The last 72 hours have been, as much as the forthcoming 48 will likely be, a blur. I think I've been running on autopilot, and for the most part everything seems to be functioning properly, so I guess I have no complaints. Generally speaking, I've been juggling a half-dozen projects, interspersed with -- and superceded by -- a couple of huge ones. It's sort of like a rambling, meandering forest fire -- rather than needing to sort priorities, mini-fires break out until they become medium-sized, and I handle them on an ad-hoc basis so they don't become big ones. It's sort of like playing the Smash The Groundhog, where a furry thing pops out of a hole and you slam a mallet onto it before it recedes into the darkness below, except the groundhogs in my world are clients.
Come to think of it, not that far off, actually ;-)
Trying to make sense of it all is sort of futile, especially given that I'm still in the middle of this harried, frenetic, no-time-to-think busy period. But the crux of it is that I've dealt with three major deadlines in the space of, literally, two weeks, and the ongoing pressure of handling another half-dozen things that have time deadlines that can be measured in minutes rather than days. So as the paper piles up in the background, I just chip away at the top of the wall and hope it doesn't get too high. So far, so good. It's sort of manageable, although it in many ways feels like I'm trying to walk up a down escalator. It can be done, but only given the knowledge that there's got to be a better way.
About the only thing these days that makes me smile before going to sleep is the tandem of my relationship with my other half and my father's health; both seem to be improving every day, and not a day goes by that each makes me smile or be thankful in some way, shape or form.
'Nuff said.
* * *
In the meantime, in the real world, as opposed to that of the surreal, I noticed Dan Rather anchored his final telecast of the CBS Evening News last night. I didn't catch it -- I don't bother getting news from television, opting instead for print and internet sources. However, it occurred to me that his departure, marred by the recent flap over the legitimacy of President Bush's National Guard record, and the subsequent revelation that Mr. Rather's source(s) were not legitimate, is going to be his long-lasting legacy. That, and the REM ode to Mr. Rather's notable encounter with a random individual known as "What's The Frequency, Kenneth?" should not be the man's epitah; unfortunately, it seems that this will be the final summation of a career and a man, each of which deserves better.

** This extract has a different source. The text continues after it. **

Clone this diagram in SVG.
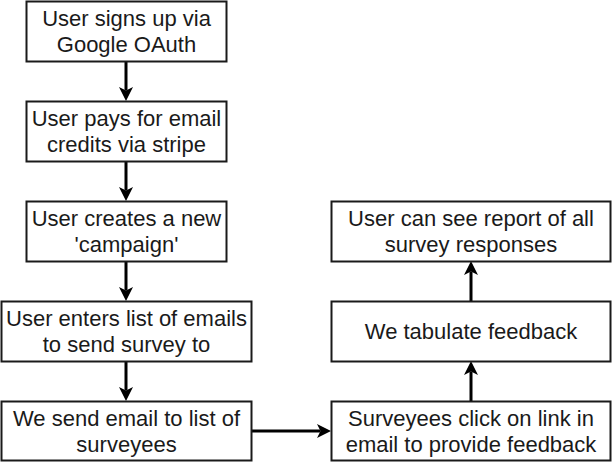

Having said that, as I observed when Tom Brokaw recently departed NBC's nightly news telecast, should a news anchor be a celebrity? I am sure Brokaw, Dan Rather and Peter Jennings are all intelligent men, but I have rarely turned to any of them to interpret or report anything other than a breaking, have-to-see-it-on-TV national story, like the OJ car "chase" or the LA riots. I'd much prefer to read New York Times columnist Thomas L. Friedman's take on events here and/or around the globe; whether it's my distaste for pre-packaged news being interrupted by commercials for toothpaste and deli meat or the cutesy, family-friendly, cookie-cutter news broadcast, I've lost interest in seeing a guy wearing a tie and a parka tell me it's cold outside or that gas prices are perilously high. Or maybe I just distrust any news feed that requires animated graphics of cartoon animals to better illustrate its point.
The point is, as much as I'm focusing on my apathy regarding Dan Rather's retirement, the fact is I'm mentioning and reacting to it. So in either case, it's still on the agenda; and that begets the question: why is the person reading the news part of the news itself? Shouldn't the bigger issues of the day, ie the hesitant US observance/endorsement of limited Hizbollah involvement in Lebanese politics, the ongoing conflict in Iraq (and the constant changing of its nature), and the perpetually rising cost of gas be more important? It's got to be more valuable to us as a culture, both in the short- and long-term, than revisiting the last 27 years since Walter Cronkite became a member of the has-beens.
I lament that we've increasingly become a culture of people-watchers; we're reality-TV junkies rather than achievers, water-cooler debaters over Oscar fashions rather than the more significant issues movies present to the populace, and our biggest topic of random conversation and/or thought is over the current weather rather than real problems that need to be addressed rather than buried. We're trained to absorb the events of the day passively rather than react and/or act on them, and, I suppose, that's in part what inspires my apathy over Mr. Rather's (or even Mr. Brokaw's) departure.
So, put another way, if we're not to kill the messenger for bringing the news, why should we care, for the most part, who that messenger is?
A wise man once prophesized that passive acceptance of others' activity leads to inactivity. It remains to be seen whether he is right.